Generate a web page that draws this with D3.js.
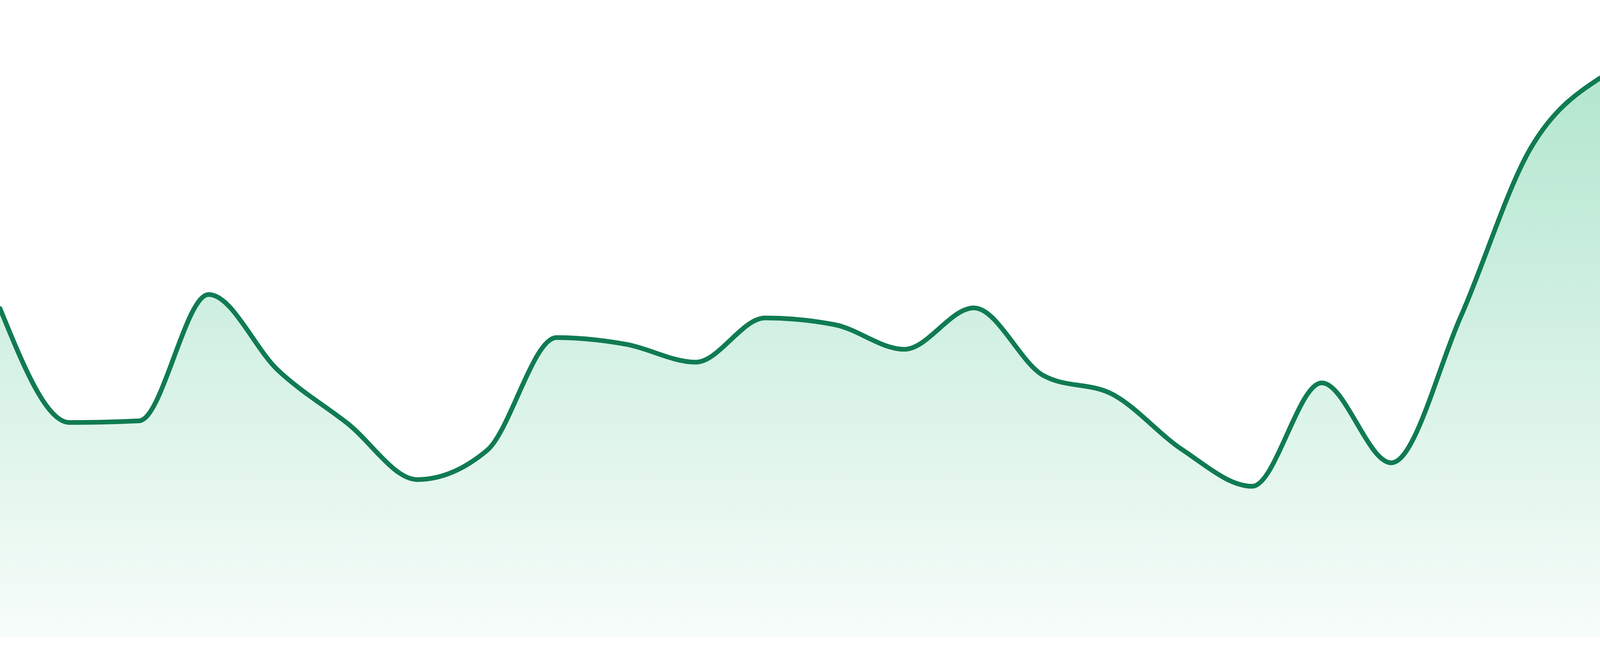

* * *

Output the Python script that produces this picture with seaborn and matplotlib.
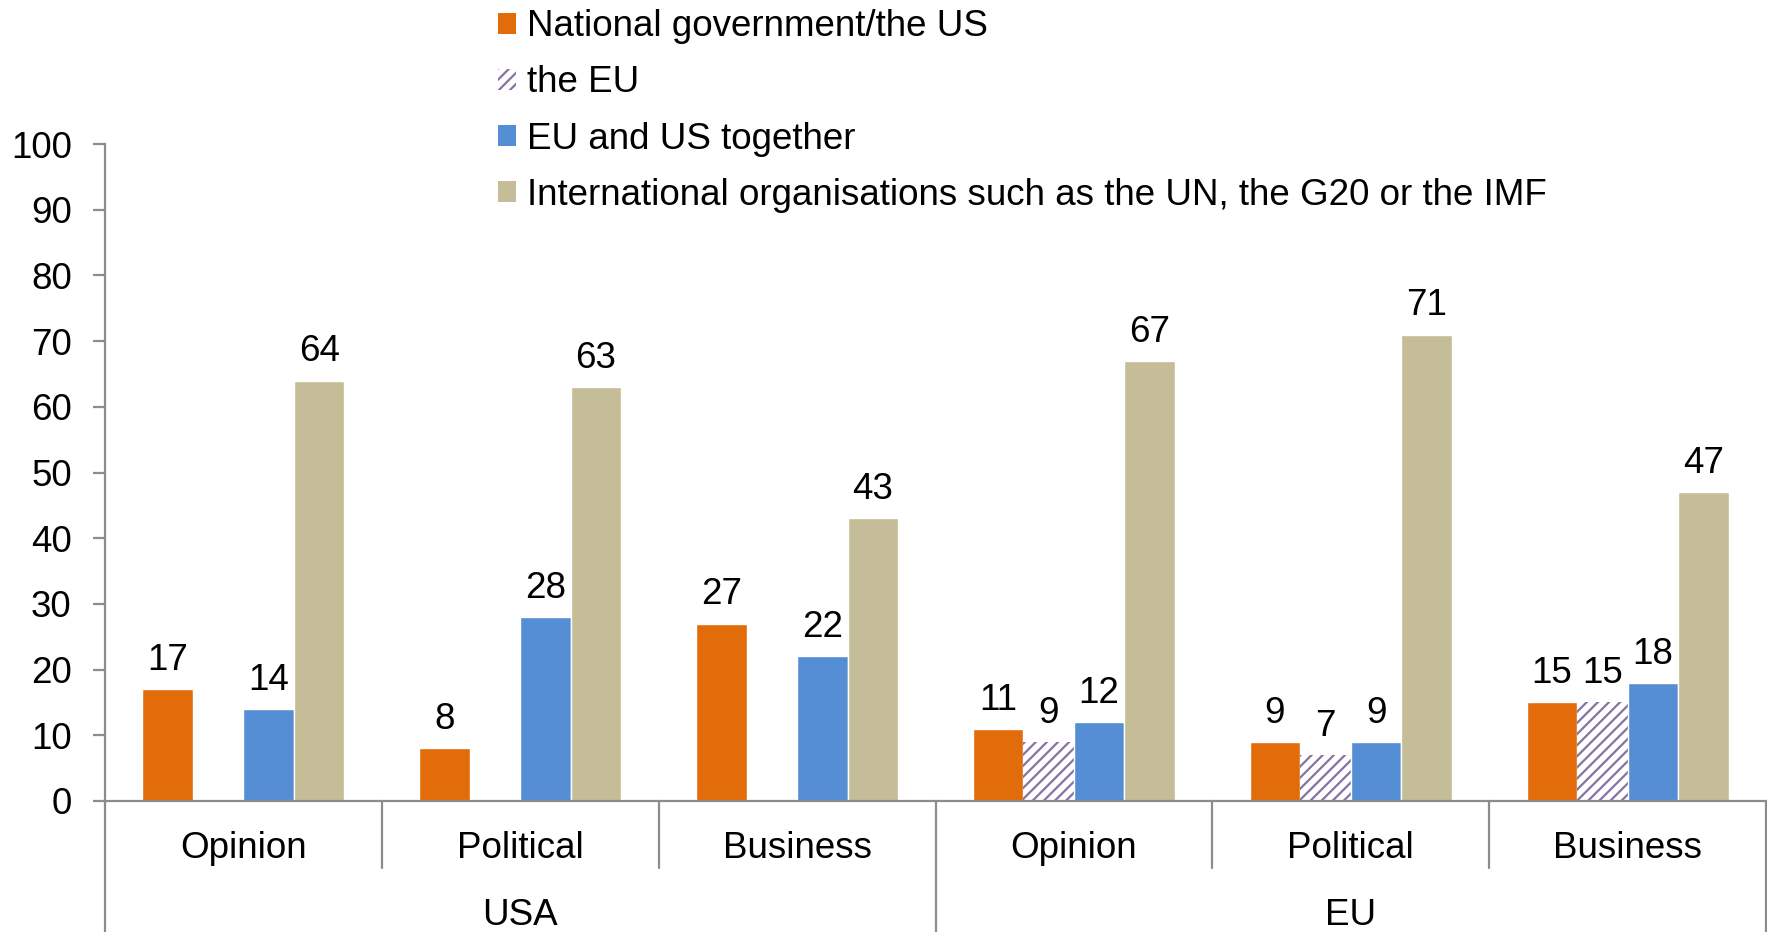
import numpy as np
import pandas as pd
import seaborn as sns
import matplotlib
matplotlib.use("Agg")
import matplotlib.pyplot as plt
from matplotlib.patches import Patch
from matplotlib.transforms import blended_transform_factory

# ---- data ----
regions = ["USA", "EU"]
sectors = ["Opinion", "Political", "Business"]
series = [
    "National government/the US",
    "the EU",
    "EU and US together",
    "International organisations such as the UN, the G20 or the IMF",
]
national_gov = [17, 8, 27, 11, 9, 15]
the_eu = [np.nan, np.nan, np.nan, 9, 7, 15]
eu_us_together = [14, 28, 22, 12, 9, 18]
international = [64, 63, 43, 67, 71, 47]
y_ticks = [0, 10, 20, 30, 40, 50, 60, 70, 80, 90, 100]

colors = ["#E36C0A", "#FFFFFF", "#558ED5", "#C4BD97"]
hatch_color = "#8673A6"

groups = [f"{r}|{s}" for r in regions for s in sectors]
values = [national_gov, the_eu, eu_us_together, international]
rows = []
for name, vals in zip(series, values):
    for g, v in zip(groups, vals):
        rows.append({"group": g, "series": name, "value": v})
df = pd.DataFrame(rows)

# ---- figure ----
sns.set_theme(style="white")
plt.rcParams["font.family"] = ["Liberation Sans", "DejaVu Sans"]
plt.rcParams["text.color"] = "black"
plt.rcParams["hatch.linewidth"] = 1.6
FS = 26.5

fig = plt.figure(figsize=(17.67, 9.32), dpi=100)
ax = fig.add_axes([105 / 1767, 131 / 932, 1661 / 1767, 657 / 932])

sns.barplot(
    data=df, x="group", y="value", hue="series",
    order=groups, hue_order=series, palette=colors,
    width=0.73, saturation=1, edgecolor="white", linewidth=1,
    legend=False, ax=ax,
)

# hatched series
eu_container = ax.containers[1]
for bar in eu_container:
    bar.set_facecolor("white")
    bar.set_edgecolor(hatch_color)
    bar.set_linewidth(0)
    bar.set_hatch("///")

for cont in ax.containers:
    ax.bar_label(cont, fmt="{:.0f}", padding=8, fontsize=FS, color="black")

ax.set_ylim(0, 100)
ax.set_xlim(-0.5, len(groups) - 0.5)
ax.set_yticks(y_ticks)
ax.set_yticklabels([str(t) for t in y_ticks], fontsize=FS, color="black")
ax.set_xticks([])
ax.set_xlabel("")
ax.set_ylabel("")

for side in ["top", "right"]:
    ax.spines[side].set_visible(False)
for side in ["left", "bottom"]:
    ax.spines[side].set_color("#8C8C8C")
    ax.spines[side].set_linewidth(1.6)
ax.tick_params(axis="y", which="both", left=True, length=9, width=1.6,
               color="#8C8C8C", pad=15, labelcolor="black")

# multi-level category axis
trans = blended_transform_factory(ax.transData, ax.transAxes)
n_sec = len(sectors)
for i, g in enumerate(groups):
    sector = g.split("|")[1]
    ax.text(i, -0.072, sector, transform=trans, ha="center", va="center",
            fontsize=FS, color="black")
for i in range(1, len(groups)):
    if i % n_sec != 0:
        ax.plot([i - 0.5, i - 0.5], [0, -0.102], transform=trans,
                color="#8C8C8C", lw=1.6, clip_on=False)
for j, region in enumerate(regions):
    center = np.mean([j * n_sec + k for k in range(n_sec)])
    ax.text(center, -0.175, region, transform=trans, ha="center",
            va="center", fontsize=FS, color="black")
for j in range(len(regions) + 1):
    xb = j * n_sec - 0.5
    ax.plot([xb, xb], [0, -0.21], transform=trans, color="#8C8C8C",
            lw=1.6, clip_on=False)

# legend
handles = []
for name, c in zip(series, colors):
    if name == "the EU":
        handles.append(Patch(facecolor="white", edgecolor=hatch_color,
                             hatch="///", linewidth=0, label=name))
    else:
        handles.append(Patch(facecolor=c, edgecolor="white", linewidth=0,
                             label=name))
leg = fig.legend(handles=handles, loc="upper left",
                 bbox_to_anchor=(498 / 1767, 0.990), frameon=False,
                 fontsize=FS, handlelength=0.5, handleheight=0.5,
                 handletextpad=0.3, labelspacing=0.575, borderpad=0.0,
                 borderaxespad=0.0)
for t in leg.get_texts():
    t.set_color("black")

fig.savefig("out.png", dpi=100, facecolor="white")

--

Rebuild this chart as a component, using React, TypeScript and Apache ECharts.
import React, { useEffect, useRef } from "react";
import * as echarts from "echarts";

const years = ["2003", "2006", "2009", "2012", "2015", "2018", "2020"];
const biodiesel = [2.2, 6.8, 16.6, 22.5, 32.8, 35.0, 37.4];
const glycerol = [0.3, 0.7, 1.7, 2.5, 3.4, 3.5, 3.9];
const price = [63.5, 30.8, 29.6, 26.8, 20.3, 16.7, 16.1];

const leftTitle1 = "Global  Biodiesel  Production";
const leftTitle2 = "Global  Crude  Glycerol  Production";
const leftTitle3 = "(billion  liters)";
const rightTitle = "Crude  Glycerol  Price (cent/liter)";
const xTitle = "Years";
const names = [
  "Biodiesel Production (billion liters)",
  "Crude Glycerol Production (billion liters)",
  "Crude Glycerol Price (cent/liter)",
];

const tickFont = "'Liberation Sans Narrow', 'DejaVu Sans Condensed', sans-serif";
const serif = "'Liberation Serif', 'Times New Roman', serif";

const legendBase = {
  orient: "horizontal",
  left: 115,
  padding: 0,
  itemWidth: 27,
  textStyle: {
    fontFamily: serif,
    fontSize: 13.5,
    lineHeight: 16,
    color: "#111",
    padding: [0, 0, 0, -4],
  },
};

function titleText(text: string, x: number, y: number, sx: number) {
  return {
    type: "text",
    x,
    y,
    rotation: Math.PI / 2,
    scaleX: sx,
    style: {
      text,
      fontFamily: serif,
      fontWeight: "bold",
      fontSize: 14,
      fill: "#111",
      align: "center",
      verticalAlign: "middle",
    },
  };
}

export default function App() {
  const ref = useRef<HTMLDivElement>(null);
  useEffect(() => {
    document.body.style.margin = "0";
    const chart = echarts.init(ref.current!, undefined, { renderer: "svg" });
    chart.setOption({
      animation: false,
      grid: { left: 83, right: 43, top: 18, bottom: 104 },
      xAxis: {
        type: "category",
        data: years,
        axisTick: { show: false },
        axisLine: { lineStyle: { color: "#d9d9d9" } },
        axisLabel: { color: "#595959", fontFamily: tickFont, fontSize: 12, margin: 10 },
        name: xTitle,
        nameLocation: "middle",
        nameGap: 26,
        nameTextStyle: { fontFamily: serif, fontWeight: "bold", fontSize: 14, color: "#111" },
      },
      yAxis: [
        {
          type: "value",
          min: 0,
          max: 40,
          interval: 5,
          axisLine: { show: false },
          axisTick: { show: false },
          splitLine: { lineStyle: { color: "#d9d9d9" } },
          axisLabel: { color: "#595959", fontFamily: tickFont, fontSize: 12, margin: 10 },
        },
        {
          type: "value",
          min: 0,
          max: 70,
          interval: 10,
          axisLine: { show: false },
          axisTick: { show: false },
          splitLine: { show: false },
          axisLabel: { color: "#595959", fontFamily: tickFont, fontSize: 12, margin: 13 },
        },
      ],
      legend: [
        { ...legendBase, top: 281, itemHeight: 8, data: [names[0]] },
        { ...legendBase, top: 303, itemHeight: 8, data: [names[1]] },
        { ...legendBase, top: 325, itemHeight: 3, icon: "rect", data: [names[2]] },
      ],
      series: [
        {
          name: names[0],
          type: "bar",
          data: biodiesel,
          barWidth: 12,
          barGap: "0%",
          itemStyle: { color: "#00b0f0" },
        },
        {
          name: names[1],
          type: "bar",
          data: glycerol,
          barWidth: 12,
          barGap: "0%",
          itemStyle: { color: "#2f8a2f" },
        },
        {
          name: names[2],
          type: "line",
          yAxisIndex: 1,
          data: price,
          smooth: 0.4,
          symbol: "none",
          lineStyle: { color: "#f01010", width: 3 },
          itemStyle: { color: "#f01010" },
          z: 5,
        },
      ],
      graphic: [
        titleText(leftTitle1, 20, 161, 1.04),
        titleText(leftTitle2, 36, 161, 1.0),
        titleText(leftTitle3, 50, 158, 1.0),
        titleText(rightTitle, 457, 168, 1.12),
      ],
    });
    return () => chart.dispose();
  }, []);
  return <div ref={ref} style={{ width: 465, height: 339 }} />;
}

**OBJECTIVE**
In the material above, locate the line containing "Rebuild this chart" and the line containing "const price = [63.5, 30.8, 29.6, 26.8, 20.3, 16.7, 16.1];". Transcribe exactly those two lines and every line between them, and nothing more.

**PROBLEM SOLUTION**
Rebuild this chart as a component, using React, TypeScript and Apache ECharts.
import React, { useEffect, useRef } from "react";
import * as echarts from "echarts";

const years = ["2003", "2006", "2009", "2012", "2015", "2018", "2020"];
const biodiesel = [2.2, 6.8, 16.6, 22.5, 32.8, 35.0, 37.4];
const glycerol = [0.3, 0.7, 1.7, 2.5, 3.4, 3.5, 3.9];
const price = [63.5, 30.8, 29.6, 26.8, 20.3, 16.7, 16.1];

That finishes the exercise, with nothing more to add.